Pros
- You don't work weekends, so that's good. - If you are lucky enough you get some great clients that make your day to day at Regus a little less painful. - They have hired a former child actor as Country Manager, so the pretending to care as become more professional. You can sometimes feel like he actually cares about the employees until you realize he doesn't.........at all.
Cons
-No career opportunity whatsoever, upper management is a boys club that only the most privileged have access to. And by privileged i mean those who can brown nose the best. - Promotions (if you can call a new title and more responsibilities but no salary increase a promotion) are a joke. You are an Area Manager but can't credit a client a 5$ late fee without having to jump thru hoops and having it approved by your manager! Yet we are consistently told that we have been empowered to run our business. - Consistently reducing staff or elaborating new and complex bonus "schemes" in order to reduce cost, while upper management travels across the country wining and dining in some of the most upscale restaurants. Got to pay for those Chateau Trotanoy 2011 bottles! - Unattainable and unrealistic bonus "schemes" are the norm and every year it seems they find new and more creative ways to pay you less. Bonus points to the HR department, whenever you think they cant find more ways to pay you less, they are always capable of surprising you. In over 5 years at Regus, i have had 4 different compensation plans but not a single salary increase. - They genuinely don't care about their employees, you are just an disposable asset easily replaceable from which they will suck out all the will and motivation from until they dispose of you. But they have a monthly Reba award that allows them to pretend they care, so you know, we shouldn't be complaining for the lack of recognition. - Training? What is this thing you call training? There is no training for new staff, people are thrown to the wolves and management expect that the already spread paper thin staff will be the ones training the new staff. The reality is we barely have enough time to do the work we need to have done, let alone train and induct a new team member.

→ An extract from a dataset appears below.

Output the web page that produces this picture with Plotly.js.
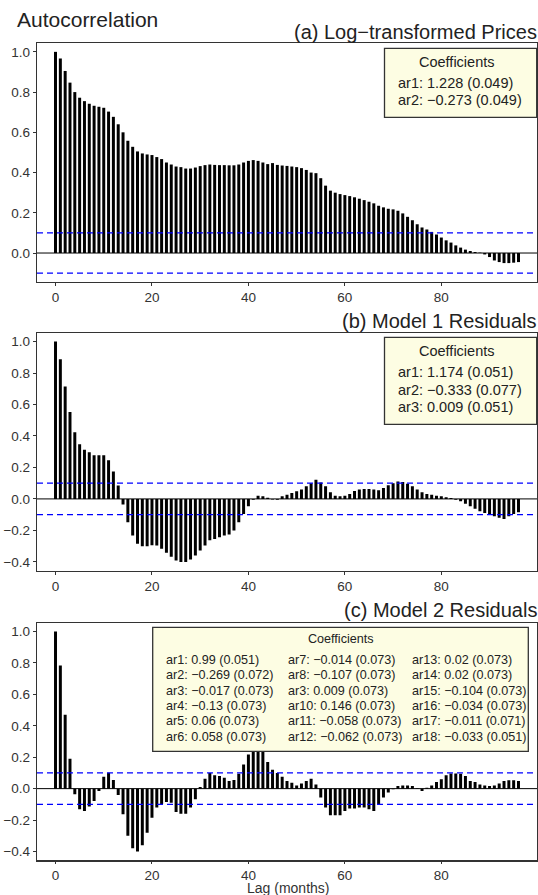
<!DOCTYPE html>
<html><head><meta charset="utf-8">
<script src="https://cdn.plot.ly/plotly-3.0.1.min.js"></script>
<style>html,body{margin:0;padding:0;background:#fff}</style>
</head><body><div id="chart" style="width:538px;height:895px"></div>
<script>
// ---- data ----
const acfLogPrices = [
  1.0, 0.967, 0.905, 0.847, 0.80, 0.772, 0.755, 0.742, 0.732, 0.727,
  0.722, 0.703, 0.677, 0.64, 0.60, 0.558, 0.528, 0.505, 0.495, 0.49,
  0.487, 0.477, 0.467, 0.45, 0.44, 0.43, 0.427, 0.42, 0.42, 0.425,
  0.432, 0.437, 0.44, 0.438, 0.437, 0.437, 0.436, 0.436, 0.44, 0.45,
  0.458, 0.462, 0.458, 0.45, 0.442, 0.447, 0.438, 0.435, 0.433, 0.43,
  0.427, 0.422, 0.413, 0.40, 0.397, 0.372, 0.335, 0.31, 0.30, 0.293,
  0.288, 0.283, 0.277, 0.27, 0.263, 0.255, 0.247, 0.235, 0.227, 0.22,
  0.217, 0.21, 0.197, 0.18, 0.163, 0.143, 0.127, 0.117, 0.105, 0.092,
  0.077, 0.063, 0.052, 0.038, 0.027, 0.017, 0.01, 0.005, 0.002, -0.007,
  -0.02, -0.037, -0.045, -0.05, -0.05, -0.048, -0.045
];
const acfModel1 = [
  1.0, 0.888, 0.715, 0.552, 0.423, 0.347, 0.313, 0.296, 0.277, 0.277,
  0.277, 0.245, 0.175, 0.085, -0.036, -0.148, -0.233, -0.285, -0.30, -0.30,
  -0.294, -0.296, -0.317, -0.342, -0.368, -0.391, -0.40, -0.40, -0.385, -0.36,
  -0.327, -0.296, -0.262, -0.254, -0.243, -0.233, -0.226, -0.20, -0.148, -0.095,
  -0.047, -0.005, 0.02, 0.017, 0.008, -0.003, -0.005, 0.017, 0.027, 0.038,
  0.049, 0.06, 0.08, 0.10, 0.122, 0.105, 0.08, 0.042, 0.02, 0.017,
  0.02, 0.032, 0.05, 0.06, 0.063, 0.063, 0.06, 0.055, 0.07, 0.087,
  0.10, 0.11, 0.108, 0.097, 0.08, 0.06, 0.042, 0.032, 0.027, 0.02,
  0.017, 0.01, 0.006, -0.005, -0.015, -0.03, -0.047, -0.063, -0.078, -0.089,
  -0.10, -0.11, -0.12, -0.127, -0.11, -0.095, -0.085
];
const acfModel2 = [
  1.0, 0.784, 0.471, 0.19, -0.036, -0.131, -0.142, -0.114, -0.078, -0.015,
  0.076, 0.101, 0.055, -0.04, -0.163, -0.30, -0.38, -0.40, -0.36, -0.28,
  -0.186, -0.12, -0.10, -0.085, -0.089, -0.148, -0.159, -0.159, -0.12, -0.068,
  0.01, 0.063, 0.10, 0.085, 0.08, 0.07, 0.049, 0.055, 0.095, 0.154,
  0.218, 0.27, 0.28, 0.25, 0.17, 0.12, 0.10, 0.076, 0.049, 0.038,
  0.02, 0.032, 0.049, 0.063, 0.027, -0.057, -0.12, -0.169, -0.169, -0.169,
  -0.142, -0.127, -0.127, -0.12, -0.12, -0.131, -0.142, -0.10, -0.057, -0.025,
  -0.004, 0.017, 0.02, 0.02, 0.017, 0.002, -0.015, 0.006, 0.02, 0.042,
  0.06, 0.085, 0.097, 0.097, 0.095, 0.08, 0.049, 0.042, 0.027, 0.02,
  0.017, 0.02, 0.032, 0.049, 0.053, 0.053, 0.049
];
const confLimit = 0.1;
const xTickVals = [0, 20, 40, 60, 80];
const yTicksA = [0.0, 0.2, 0.4, 0.6, 0.8, 1.0];
const yTicksBC = [-0.4, -0.2, 0.0, 0.2, 0.4, 0.6, 0.8, 1.0];
const mainTitle = "Autocorrelation";
const panelTitles = ["(a) Log\u2212transformed Prices", "(b) Model 1 Residuals", "(c) Model 2 Residuals"];
const xAxisTitle = "Lag (months)";
const legendTitle = "Coefficients";
const coefA = ["ar1: 1.228 (0.049)", "ar2: \u22120.273 (0.049)"];
const coefB = ["ar1: 1.174 (0.051)", "ar2: \u22120.333 (0.077)", "ar3: 0.009 (0.051)"];
const coefC1 = ["ar1: 0.99 (0.051)", "ar2: \u22120.269 (0.072)", "ar3: \u22120.017 (0.073)", "ar4: \u22120.13 (0.073)", "ar5: 0.06 (0.073)", "ar6: 0.058 (0.073)"];
const coefC2 = ["ar7: \u22120.014 (0.073)", "ar8: \u22120.107 (0.073)", "ar3: 0.009 (0.073)", "ar10: 0.146 (0.073)", "ar11: \u22120.058 (0.073)", "ar12: \u22120.062 (0.073)"];
const coefC3 = ["ar13: 0.02 (0.073)", "ar14: 0.02 (0.073)", "ar15: \u22120.104 (0.073)", "ar16: \u22120.034 (0.073)", "ar17: \u22120.011 (0.071)", "ar18: \u22120.033 (0.051)"];

// ---- layout helpers ----
const W = 538, H = 895, ML = 37, MR = 1;
const PW = W - ML - MR;
const px = x => (x - ML) / PW;
const py = y => 1 - y / H;
const FONT = "Liberation Sans, Arial, sans-serif";
const lags = Array.from({length: acfLogPrices.length}, (_, i) => i);
const xRange = [-3.84, 99.84];

function barTrace(vals, n) {
  return {type: 'bar', x: lags, y: vals, width: 0.62,
    marker: {color: '#000', line: {width: 0}},
    xaxis: 'x' + (n === 1 ? '' : n), yaxis: 'y' + (n === 1 ? '' : n),
    hoverinfo: 'skip', showlegend: false};
}
const data = [barTrace(acfLogPrices, 1), barTrace(acfModel1, 2), barTrace(acfModel2, 3)];

function xAx(anchor) {
  return {domain: [0, 1], range: xRange, anchor: anchor, tickvals: xTickVals,
    ticks: 'outside', ticklen: 3, tickwidth: 1, tickcolor: '#333',
    showline: true, mirror: true, linecolor: '#333', linewidth: 1.2,
    showgrid: false, zeroline: false,
    tickfont: {family: FONT, size: 13.5, color: '#333'}};
}
function yAx(anchor, dom, range, ticks) {
  return {domain: dom, range: range, anchor: anchor, tickvals: ticks, tickformat: '.1f',
    ticks: 'outside', ticklen: 3, tickwidth: 1, tickcolor: '#333',
    showline: true, mirror: true, linecolor: '#333', linewidth: 1.2,
    showgrid: false, zeroline: false,
    tickfont: {family: FONT, size: 13.5, color: '#333'}};
}

const shapes = [];
const yrefs = ['y', 'y2', 'y3'];
yrefs.forEach(yr => {
  shapes.push({type: 'line', xref: 'paper', yref: yr, x0: 0, x1: 1, y0: 0, y1: 0,
    line: {color: '#000', width: 1}});
  [confLimit, -confLimit].forEach(c => shapes.push({type: 'line', xref: 'paper', yref: yr,
    x0: 0, x1: 1, y0: c, y1: c, line: {color: '#0000ff', width: 1.3, dash: '6px,4px'}}));
});
function box(x0, y0, x1, y1) {
  shapes.push({type: 'rect', xref: 'paper', yref: 'paper', x0: px(x0), x1: px(x1), y0: py(y1), y1: py(y0),
    fillcolor: '#fdfde3', line: {color: '#333', width: 1.3}, layer: 'above'});
}
box(384.5, 48.3, 536.7, 117.3);
box(384.5, 337.3, 536.7, 424.3);
box(152.7, 627.3, 528.3, 751.3);

const ann = [];
function txt(t, x, y, size, anchor, color) {
  ann.push({text: t, xref: 'paper', yref: 'paper', x: px(x), y: py(y), xanchor: anchor || 'left',
    yanchor: 'middle', showarrow: false, borderpad: 0,
    font: {family: FONT, size: size, color: color || '#222'}});
}
txt(mainTitle, 15.5, 19.5, 21, 'left');
txt(panelTitles[0], 538, 32.3, 20, 'right');
txt(panelTitles[1], 538, 321, 20, 'right');
txt(panelTitles[2], 538, 610.3, 20, 'right');
txt(xAxisTitle, 287.5, 887.5, 14, 'center', '#333');

txt(legendTitle, 456.5, 61.5, 14.5, 'center');
coefA.forEach((t, i) => txt(t, 397, 82.7 + i * 17.3, 14.5));
txt(legendTitle, 456.5, 350.7, 14.5, 'center');
coefB.forEach((t, i) => txt(t, 397, 372.5 + i * 17.2, 14.5));
txt(legendTitle, 340.5, 639.3, 12.6, 'center');
[coefC1, coefC2, coefC3].forEach((col, j) => {
  const xs = [164.5, 287.3, 410.5][j];
  col.forEach((t, i) => txt(t, xs, 659.8 + i * 15.35, 12.6));
});

const layout = {
  width: W, height: H, margin: {l: ML, r: MR, t: 0, b: 0},
  paper_bgcolor: '#fff', plot_bgcolor: '#fff',
  showlegend: false, hovermode: false,
  font: {family: FONT},
  xaxis: xAx('y'), xaxis2: xAx('y2'), xaxis3: Object.assign(xAx('y3'), {ticklen: 2}),
  yaxis: yAx('x', [py(282), py(43)], [-0.144, 1.044], yTicksA),
  yaxis2: yAx('x2', [py(570.7), py(332.7)], [-0.456, 1.056], yTicksBC),
  yaxis3: yAx('x3', [py(860.3), py(622.7)], [-0.456, 1.056], yTicksBC),
  shapes: shapes, annotations: ann
};
Plotly.newPlot('chart', data, layout, {staticPlot: true, displayModeBar: false});
</script></body></html>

They used to fly you out to the head office to have you trained for a week, but that would mean that they actually need to invest money on their staff, not something they are very keen on doing these days. - I could go on and on about the fear management, the unhealthy amount of stress, the lack of vision or culture but i seldom have hope that anyone will actually read this review and even if they did, they would just brush it off like they have all past employee feedback.